Trapping and hunting are different

Bob Sheppard’s letter, Thursday, Dec. 14, 2023, claims that trappers are being unjustly persecuted by a federal judge’s injunction restricting wolf trapping and snaring to the original season, Jan. 1-Feb. 15, to protect the federally listed endangered grizzly bears. Bob Sheppard is a mainstay of the Montana Trappers Association. He lives in Ovando. One wonders if, and if so, how many grizzlies he has caught in his traps over the years.

Mr. Sheppard goes on to infer that restricting trapping is the first step in a stealth agenda to ban hunting. He points to California, Washington, Oregon, and Colorado as proof. But he gives no examples of a connection between getting rid of traps and getting rid of hunting. That’s because there aren’t any.

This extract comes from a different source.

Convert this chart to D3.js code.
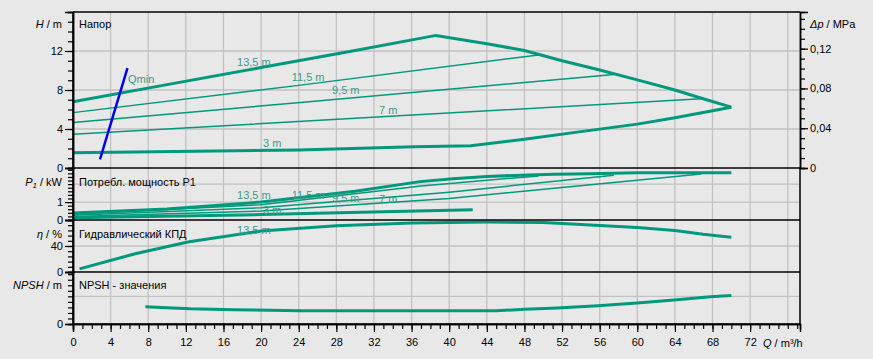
<!DOCTYPE html>
<html>
<head>
<meta charset="utf-8">
<script src="https://cdn.jsdelivr.net/npm/d3@7"></script>
<style>
  body { margin: 0; background: #e8e8e8; }
  text { font-family: "Liberation Sans", Arial, sans-serif; font-size: 11px; }
</style>
</head>
<body>
<div class="canvas"></div>
<script>
// data: [Q m3/h, value]
const qTickLabels = [0, 4, 8, 12, 16, 20, 24, 28, 32, 36, 40, 44, 48, 52, 56, 60, 64, 68, 72];
const headTickLabels = [0, 4, 8, 12];
const dpTickLabels = [0, 0.04, 0.08, 0.12];
const powerTickLabels = [0, 1];
const effTickLabels = [0, 40];
const npshTickLabels = [0];

const curveNames = ['13,5 m', '11,5 m', '9,5 m', '7 m', '3 m'];

const head135 = [[0, 6.8], [10, 8.55], [20, 10.3], [30, 12.05], [38.6, 13.6], [44, 12.75], [48, 12.05], [52, 11.0], [56, 10.05], [60, 9.04], [64, 8.0], [67, 7.1], [70, 6.24]];
const head115 = [[0, 5.68], [24.2, 8.5], [49.5, 11.6]];
const head95 = [[0, 4.66], [24.2, 6.72], [57.5, 9.6]];
const head7 = [[0, 3.46], [30, 5.1], [66.8, 7.1]];
const head3 = [[0, 1.57], [24, 1.85], [36.3, 2.19], [42.3, 2.29], [48, 2.95], [54, 3.73], [60, 4.5], [64, 5.15], [70, 6.24]];
const qmin = [[2.87, 0.89], [5.79, 10.25]];

const power135 = [[0, 0.39], [10, 0.62], [20, 1.0], [30, 1.6], [36.9, 2.14], [40.4, 2.3], [44, 2.42], [47.6, 2.5], [51.2, 2.55], [55, 2.58], [60, 2.63], [70, 2.64]];
const power115 = [[0, 0.32], [20, 0.85], [37, 1.9], [49.5, 2.46]];
const power95 = [[0, 0.26], [20, 0.68], [40, 1.55], [57.5, 2.5]];
const power7 = [[0, 0.2], [20, 0.5], [40, 1.2], [66.8, 2.57]];
const power3 = [[0, 0.12], [20, 0.3], [42.5, 0.57]];

const eff135 = [[0.7, 4.8], [6.5, 27.7], [12.2, 46], [20, 63], [28, 71], [36, 75.5], [44, 76.8], [50, 76], [56, 71.5], [60, 68.5], [64, 63.8], [67, 58], [70, 53.3]];

const npsh = [[7.7, 3.1], [10, 2.95], [12.5, 2.75], [17.1, 2.58], [24.2, 2.4], [45, 2.4], [48, 2.65], [51.5, 2.9], [55.8, 3.3], [60, 3.8], [63.9, 4.33], [67.8, 4.93], [70, 5.17]];

const green = '#00997b';
const labelGreen = '#3a9c8a';

const svg = d3.select('.canvas')
  .append('svg')
  .attr('width', 873)
  .attr('height', 359);

// plot frame
const left = 73, right = 800;
const x = d3.scaleLinear().domain([0, 77.3]).range([left, right]);
const yH = d3.scaleLinear().domain([0, 16]).range([168, 12]);
const yDp = d3.scaleLinear().domain([0, 16 * 0.00980665]).range([168, 12]);
const yP = d3.scaleLinear().domain([0, 2.9]).range([220, 168]);
const yE = d3.scaleLinear().domain([0, 80]).range([272, 220]);
const yN = d3.scaleLinear().domain([0, 9.4]).range([324, 272]);

// grid
const grid = svg.append('g').attr('stroke', '#c2c2c2').attr('stroke-width', 1.3);
grid.selectAll('.vg')
  .data(d3.range(0, 77, 4))
  .enter().append('line')
  .attr('x1', d => x(d)).attr('x2', d => x(d))
  .attr('y1', 12).attr('y2', 324);
const hGrid = [[yH, [4, 8, 12]], [yP, [1, 2]], [yE, [40]], [yN, [5]]];
hGrid.forEach(([sc, vals]) => {
  grid.selectAll(null)
    .data(vals)
    .enter().append('line')
    .attr('x1', left).attr('x2', right)
    .attr('y1', d => sc(d)).attr('y2', d => sc(d));
});

// curves
const line = (sc) => d3.line().x(d => x(d[0])).y(d => sc(d[1]));
const curves = svg.append('g').attr('fill', 'none').attr('stroke', green);

const addCurve = (data, sc, w) => curves.append('path')
  .attr('d', line(sc)(data))
  .attr('stroke-width', w);

addCurve(head135, yH, 3);
addCurve(head115, yH, 1.5);
addCurve(head95, yH, 1.5);
addCurve(head7, yH, 1.5);
addCurve(head3, yH, 3);

addCurve(power135, yP, 3);
addCurve(power115, yP, 1.5);
addCurve(power95, yP, 1.5);
addCurve(power7, yP, 1.5);
addCurve(power3, yP, 3);

addCurve(eff135, yE, 3);
addCurve(npsh, yN, 3);

svg.append('path')
  .attr('d', line(yH)(qmin))
  .attr('fill', 'none')
  .attr('stroke', '#0000ee')
  .attr('stroke-width', 2.5);

// curve labels (position in data units)
const labels = svg.append('g').attr('fill', labelGreen);
const headLabelPos = [[17.44, 10.46], [23.25, 8.92], [27.54, 7.54], [32.54, 5.54], [20.2, 2.15]];
const powerLabelPos = [[17.44, 1.17], [23.25, 1.17], [27.54, 1.03], [32.54, 0.95], [20.2, 0.33]];
curveNames.forEach((name, i) => {
  labels.append('text').attr('x', x(headLabelPos[i][0])).attr('y', yH(headLabelPos[i][1])).text(name);
  labels.append('text').attr('x', x(powerLabelPos[i][0])).attr('y', yP(powerLabelPos[i][1])).text(name);
});
labels.append('text').attr('x', x(17.44)).attr('y', yE(58.5)).text(curveNames[0]);
labels.append('text').attr('x', x(5.85)).attr('y', yH(8.72)).text('Qmin');

// frame lines
const frame = svg.append('g').attr('stroke', '#000').attr('stroke-width', 1.5);
[12, 168, 220, 272, 324].forEach(y => {
  frame.append('line').attr('x1', left).attr('x2', right).attr('y1', y).attr('y2', y);
});

// axes: minor ticks first, then labelled major ticks
const drawAxis = (axisFn, sc, g, minorVals, majorVals, fmt) => {
  g.call(axisFn(sc).tickValues(minorVals).tickSize(5).tickFormat(''));
  g.call(g2 => g2.append('g').call(axisFn(sc).tickValues(majorVals).tickSize(8).tickPadding(2).tickFormat(fmt)));
  g.selectAll('.domain').attr('stroke-width', 1.5);
  g.selectAll('line').attr('stroke-width', 1.2);
  g.selectAll('text').attr('font-size', 11).attr('fill', '#000').attr('font-family', '"Liberation Sans", Arial, sans-serif');
};

const leftAx = svg.append('g').attr('transform', `translate(${left},0)`);
drawAxis(d3.axisLeft, yH, leftAx.append('g'), d3.range(0, 16.01, 1), headTickLabels, d3.format('d'));
drawAxis(d3.axisLeft, yP, leftAx.append('g'), d3.range(0, 2.91, 0.2), powerTickLabels, d3.format('d'));
drawAxis(d3.axisLeft, yE, leftAx.append('g'), d3.range(0, 80.1, 8), effTickLabels, d3.format('d'));
drawAxis(d3.axisLeft, yN, leftAx.append('g'), d3.range(0, 9.41, 1), npshTickLabels, d3.format('d'));

const commaFmt = d => d === 0 ? '0' : d.toFixed(2).replace('.', ',');
const rightAx = svg.append('g').attr('transform', `translate(${right},0)`);
drawAxis(d3.axisRight, yDp, rightAx.append('g'), d3.range(0, 0.1569, 0.01), dpTickLabels, commaFmt);
rightAx.append('line').attr('x1', 0).attr('x2', 0).attr('y1', 168).attr('y2', 324)
  .attr('stroke', '#000').attr('stroke-width', 1.5);

const bottomAx = svg.append('g').attr('transform', 'translate(0,324)');
drawAxis(d3.axisBottom, x, bottomAx, d3.range(0, 77.3, 1), qTickLabels, d3.format('d'));
bottomAx.selectAll('text').attr('dy', '1.1em');
svg.append('line').attr('x1', left).attr('x2', left).attr('y1', 12).attr('y2', 324)
  .attr('stroke', '#000').attr('stroke-width', 1.5);

// axis titles
const titles = svg.append('g').attr('fill', '#000');
const axisTitle = (xx, yy, anchor, italicPart, rest) => {
  const t = titles.append('text').attr('x', xx).attr('y', yy).attr('text-anchor', anchor);
  t.append('tspan').attr('font-style', 'italic').text(italicPart);
  t.append('tspan').text(rest);
  return t;
};
axisTitle(62, 28, 'end', 'H', ' / m');
const p1 = titles.append('text').attr('x', 62).attr('y', 186).attr('text-anchor', 'end');
p1.append('tspan').attr('font-style', 'italic').text('P');
p1.append('tspan').attr('font-style', 'italic').attr('font-size', 8).attr('dy', 2).text('1');
p1.append('tspan').attr('dy', -2).text(' / kW');
axisTitle(62, 238, 'end', 'η', ' / %');
axisTitle(62, 289, 'end', 'NPSH', ' / m');
axisTitle(810, 28, 'start', 'Δp', ' / MPa');
axisTitle(763, 347, 'start', 'Q', ' / m³/h');

// panel titles
const panelTitles = [['Напор', 28], ['Потребл. мощность P1', 186], ['Гидравлический КПД', 238], ['NPSH - значения', 289]];
panelTitles.forEach(([t, yy]) => {
  titles.append('text').attr('x', 79).attr('y', yy).text(t);
});
</script>
</body>
</html>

California banned mountain lion hunting back in 1972, with no connection to trapping, which wasn’t banned until 2019, 47 years later.

Back in the 1990s, Washington banned baiting and hounding of bears and mountain lions. Again, there is no connection to trapping restrictions. Washington banned most trapping in 2000, after the ban of baiting and hounding. Washington banned spring bear hunting in Nov. 2021. No other hunting including bear hunting was banned, and there is no connection to Washington’s trapping restrictions.

Oregon allows trapping and hunting. An extremely unpopular petition to stop hunting and animal husbandry went nowhere.

Colorado banned some, not all, trapping back in 1996. A possible 2024 initiative to ban mountain lion and bobcat hunting has no connection to the trapping restrictions enacted almost 30 years earlier.

The opportunity to hunt the vast majority of species including ungulates, the most popular hunting targets by far, has never been threatened anywhere in North America, even though 10 states have restricted or banned trapping.

The big differences between hunting and trapping are that trapping is not fair chase, maims and kills any animal unlucky enough to be caught indiscriminately, threatens public safety, and injures and kills domestic animals and livestock. Hunters see and know their target, trappers are not even there. They cause pain and suffering and have no trap check time limit.

The top of the list in Pope & Young’s rules of Fair Chase, the ethical code of hunting, is never kill an animal “helpless in a trap, deep snow or water, or on ice”. Hunting and trapping couldn’t be more different.